The dean of the Faculty of Economics of TUKE, Vincent Šoltés, who participated in the birth of the faculty in 1992, said that it was mainly the lack of acceptance from the existing economics schools in Slovakia, which were not willing to help the newcomer to overcome its initial problems, that forced the faculty management to search for support and cooperation from outside the country.

According to Šoltés, the faculty is strict in selecting its staff and researchers, as well as in admitting students at the undergraduate, graduate and doctoral levels.

PhD students at the faculty have the possibility to participate in international projects and gain not only better experience and knowledge but also better financial support.

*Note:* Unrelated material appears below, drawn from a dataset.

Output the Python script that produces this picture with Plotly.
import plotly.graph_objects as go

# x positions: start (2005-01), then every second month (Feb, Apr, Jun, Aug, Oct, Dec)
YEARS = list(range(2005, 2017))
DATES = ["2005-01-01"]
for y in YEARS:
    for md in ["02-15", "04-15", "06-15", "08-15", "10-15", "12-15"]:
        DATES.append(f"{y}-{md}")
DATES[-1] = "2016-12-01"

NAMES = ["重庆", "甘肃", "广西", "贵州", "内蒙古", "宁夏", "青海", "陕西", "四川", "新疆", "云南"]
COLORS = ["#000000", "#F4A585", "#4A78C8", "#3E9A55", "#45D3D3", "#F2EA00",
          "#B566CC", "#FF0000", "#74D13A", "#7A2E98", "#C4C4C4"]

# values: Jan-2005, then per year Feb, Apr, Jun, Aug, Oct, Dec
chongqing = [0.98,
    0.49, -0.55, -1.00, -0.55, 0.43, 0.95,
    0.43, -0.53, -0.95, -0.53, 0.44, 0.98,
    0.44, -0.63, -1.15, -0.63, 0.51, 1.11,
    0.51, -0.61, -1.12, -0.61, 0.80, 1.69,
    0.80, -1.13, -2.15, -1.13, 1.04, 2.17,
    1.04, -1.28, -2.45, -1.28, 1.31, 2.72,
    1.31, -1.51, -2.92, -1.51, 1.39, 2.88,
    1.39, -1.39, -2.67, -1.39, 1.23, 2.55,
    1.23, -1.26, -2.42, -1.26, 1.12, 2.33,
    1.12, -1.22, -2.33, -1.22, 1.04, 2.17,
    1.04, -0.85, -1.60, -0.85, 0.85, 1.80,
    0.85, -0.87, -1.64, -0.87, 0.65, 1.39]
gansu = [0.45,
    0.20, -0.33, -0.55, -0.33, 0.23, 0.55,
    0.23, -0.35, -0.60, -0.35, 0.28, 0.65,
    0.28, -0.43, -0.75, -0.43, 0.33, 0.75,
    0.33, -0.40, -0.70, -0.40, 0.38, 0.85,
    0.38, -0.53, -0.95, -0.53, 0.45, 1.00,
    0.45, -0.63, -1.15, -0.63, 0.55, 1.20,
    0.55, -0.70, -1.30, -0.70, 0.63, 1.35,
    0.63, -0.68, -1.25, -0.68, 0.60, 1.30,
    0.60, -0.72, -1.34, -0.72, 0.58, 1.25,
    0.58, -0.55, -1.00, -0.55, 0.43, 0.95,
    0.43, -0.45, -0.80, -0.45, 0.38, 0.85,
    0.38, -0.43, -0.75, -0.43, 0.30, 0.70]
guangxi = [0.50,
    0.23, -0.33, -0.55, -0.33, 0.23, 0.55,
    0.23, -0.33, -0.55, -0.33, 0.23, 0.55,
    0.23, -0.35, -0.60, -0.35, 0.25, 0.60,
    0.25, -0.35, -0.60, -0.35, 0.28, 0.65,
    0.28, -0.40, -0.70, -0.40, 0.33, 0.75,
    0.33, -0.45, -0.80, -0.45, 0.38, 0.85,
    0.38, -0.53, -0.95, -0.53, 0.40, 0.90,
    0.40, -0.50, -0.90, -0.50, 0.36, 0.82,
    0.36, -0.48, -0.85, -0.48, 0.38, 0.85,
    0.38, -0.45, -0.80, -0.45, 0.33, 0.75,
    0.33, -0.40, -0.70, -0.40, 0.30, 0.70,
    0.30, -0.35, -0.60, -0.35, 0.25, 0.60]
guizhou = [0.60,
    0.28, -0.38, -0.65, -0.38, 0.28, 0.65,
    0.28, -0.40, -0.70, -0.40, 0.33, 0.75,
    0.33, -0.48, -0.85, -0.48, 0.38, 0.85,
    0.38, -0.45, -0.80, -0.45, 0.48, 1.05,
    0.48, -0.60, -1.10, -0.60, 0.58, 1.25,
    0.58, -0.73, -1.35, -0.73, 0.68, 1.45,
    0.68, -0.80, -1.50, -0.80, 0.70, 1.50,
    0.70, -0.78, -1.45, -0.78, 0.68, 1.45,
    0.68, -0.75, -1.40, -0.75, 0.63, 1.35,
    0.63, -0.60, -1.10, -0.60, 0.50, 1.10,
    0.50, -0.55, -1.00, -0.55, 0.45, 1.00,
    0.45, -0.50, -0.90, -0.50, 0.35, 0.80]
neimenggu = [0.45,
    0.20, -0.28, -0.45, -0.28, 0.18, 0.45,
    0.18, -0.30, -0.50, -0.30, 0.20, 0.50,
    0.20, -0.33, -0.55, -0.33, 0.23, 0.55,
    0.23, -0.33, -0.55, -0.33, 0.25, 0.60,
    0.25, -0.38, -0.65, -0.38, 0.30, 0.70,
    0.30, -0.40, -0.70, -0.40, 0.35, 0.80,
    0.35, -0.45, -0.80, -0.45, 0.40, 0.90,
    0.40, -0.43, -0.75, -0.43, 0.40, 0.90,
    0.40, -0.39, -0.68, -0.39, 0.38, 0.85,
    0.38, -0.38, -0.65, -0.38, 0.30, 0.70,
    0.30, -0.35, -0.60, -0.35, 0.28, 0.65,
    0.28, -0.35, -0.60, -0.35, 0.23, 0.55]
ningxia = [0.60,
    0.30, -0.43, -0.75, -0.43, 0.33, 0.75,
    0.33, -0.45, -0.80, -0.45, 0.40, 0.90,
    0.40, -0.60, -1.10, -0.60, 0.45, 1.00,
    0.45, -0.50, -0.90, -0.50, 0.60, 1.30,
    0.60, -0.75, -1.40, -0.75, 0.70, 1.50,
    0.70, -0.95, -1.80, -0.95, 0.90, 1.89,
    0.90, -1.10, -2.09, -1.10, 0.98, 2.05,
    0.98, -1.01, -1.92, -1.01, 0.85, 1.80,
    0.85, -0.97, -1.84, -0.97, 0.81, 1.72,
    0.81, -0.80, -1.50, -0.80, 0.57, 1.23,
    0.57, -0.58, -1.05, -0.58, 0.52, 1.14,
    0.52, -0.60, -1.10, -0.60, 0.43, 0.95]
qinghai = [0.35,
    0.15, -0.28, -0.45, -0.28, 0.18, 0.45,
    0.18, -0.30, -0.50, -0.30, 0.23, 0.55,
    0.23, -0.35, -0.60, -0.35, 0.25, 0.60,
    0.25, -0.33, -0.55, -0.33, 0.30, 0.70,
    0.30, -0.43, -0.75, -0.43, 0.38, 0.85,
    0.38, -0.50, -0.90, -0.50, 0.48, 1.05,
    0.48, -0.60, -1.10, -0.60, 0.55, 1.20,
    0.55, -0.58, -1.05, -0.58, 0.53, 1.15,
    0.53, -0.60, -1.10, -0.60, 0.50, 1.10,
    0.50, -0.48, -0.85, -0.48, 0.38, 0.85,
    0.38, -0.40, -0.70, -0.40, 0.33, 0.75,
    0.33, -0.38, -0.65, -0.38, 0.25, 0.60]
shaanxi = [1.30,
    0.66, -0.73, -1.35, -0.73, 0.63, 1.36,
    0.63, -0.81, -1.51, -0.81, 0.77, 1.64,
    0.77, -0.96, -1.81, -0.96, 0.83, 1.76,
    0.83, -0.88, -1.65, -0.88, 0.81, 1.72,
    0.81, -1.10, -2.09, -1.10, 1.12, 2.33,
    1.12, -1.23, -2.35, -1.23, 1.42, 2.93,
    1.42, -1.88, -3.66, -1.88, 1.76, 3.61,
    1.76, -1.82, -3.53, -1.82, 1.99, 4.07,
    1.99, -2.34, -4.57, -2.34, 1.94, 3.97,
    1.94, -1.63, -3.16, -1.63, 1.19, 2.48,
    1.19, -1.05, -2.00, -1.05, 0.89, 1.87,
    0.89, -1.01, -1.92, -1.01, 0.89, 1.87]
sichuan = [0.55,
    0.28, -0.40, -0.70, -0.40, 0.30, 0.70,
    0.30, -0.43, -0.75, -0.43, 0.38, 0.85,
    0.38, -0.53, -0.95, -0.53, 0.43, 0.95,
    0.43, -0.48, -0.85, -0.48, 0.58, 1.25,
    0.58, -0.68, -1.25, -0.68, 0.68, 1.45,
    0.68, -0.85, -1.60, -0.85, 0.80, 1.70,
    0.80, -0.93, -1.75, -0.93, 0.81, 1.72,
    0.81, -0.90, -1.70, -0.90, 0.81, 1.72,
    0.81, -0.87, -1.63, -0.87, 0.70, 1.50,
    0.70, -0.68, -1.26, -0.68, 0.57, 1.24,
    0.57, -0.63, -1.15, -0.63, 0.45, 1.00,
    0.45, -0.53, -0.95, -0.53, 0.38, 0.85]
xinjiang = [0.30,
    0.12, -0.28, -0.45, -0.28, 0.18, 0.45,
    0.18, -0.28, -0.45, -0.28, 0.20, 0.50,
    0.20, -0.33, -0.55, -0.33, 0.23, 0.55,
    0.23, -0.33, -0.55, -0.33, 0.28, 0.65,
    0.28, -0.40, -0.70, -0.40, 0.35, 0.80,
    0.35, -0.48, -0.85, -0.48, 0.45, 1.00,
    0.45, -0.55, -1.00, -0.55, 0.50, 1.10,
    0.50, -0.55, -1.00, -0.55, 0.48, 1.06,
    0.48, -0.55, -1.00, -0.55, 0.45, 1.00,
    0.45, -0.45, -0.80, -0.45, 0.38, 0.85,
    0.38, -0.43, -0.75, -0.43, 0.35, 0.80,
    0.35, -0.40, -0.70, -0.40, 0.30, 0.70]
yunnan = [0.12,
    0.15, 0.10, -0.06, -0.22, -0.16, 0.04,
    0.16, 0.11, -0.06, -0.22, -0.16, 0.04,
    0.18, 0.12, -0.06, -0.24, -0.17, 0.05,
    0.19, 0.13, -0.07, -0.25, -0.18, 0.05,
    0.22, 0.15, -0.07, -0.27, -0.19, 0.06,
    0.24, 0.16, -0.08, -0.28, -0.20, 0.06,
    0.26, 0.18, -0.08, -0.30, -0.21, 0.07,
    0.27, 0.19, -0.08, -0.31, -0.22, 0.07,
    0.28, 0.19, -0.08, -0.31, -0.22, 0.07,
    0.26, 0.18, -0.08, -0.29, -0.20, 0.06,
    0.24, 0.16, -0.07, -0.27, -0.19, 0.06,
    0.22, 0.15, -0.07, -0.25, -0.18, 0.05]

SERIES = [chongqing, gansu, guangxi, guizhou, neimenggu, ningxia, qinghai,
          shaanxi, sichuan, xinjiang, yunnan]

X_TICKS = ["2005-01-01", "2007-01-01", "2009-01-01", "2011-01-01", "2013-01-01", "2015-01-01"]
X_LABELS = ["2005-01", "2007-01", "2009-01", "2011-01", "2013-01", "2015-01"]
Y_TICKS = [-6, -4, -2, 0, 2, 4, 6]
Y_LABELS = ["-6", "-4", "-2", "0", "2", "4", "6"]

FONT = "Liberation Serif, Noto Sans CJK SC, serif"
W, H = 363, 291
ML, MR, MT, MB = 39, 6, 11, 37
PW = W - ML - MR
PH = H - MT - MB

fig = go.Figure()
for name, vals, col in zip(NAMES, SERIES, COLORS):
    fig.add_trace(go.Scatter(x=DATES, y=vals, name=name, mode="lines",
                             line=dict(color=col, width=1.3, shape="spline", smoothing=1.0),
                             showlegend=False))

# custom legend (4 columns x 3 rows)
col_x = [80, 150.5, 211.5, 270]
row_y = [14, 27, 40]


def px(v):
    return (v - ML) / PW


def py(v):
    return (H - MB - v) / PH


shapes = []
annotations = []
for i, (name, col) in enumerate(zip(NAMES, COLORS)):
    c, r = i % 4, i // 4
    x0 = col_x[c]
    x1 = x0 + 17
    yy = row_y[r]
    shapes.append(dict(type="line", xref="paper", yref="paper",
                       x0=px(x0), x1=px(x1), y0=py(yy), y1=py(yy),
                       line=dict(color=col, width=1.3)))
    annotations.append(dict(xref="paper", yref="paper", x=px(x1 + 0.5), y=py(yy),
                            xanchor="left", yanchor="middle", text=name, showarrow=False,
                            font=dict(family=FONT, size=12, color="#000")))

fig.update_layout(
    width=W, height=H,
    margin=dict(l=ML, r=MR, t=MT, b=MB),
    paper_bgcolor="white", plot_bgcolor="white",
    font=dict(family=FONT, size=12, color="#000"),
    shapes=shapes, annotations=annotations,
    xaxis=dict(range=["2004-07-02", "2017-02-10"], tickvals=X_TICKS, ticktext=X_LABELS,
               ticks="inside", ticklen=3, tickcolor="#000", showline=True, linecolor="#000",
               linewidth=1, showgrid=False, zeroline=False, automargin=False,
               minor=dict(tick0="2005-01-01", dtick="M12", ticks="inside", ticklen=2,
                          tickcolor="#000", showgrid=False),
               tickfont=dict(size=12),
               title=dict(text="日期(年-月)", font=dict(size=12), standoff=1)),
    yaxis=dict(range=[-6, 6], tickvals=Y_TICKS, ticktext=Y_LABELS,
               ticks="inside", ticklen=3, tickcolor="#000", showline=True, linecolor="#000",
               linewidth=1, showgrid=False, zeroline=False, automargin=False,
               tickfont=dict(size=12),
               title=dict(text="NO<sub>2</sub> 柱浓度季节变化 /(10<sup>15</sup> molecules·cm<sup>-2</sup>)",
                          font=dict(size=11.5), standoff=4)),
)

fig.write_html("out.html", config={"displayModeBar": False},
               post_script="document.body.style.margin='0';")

“Only the best students get the opportunity to join the faculty staff after finishing their doctoral studies, in line with the faculty’s development concept,” Šoltés told The Slovak Spectator.

He said the staff of the faculty must be ready to use their capabilities to fulfil this concept and its aims which are often tough, but always attainable.

He also stressed that the work of all staff must be rewarded on the basis of clearly established criteria.

“These criteria are not adjusted to suit only the ones we want to reward, but to suit the purpose we want to achieve,” Šoltés said.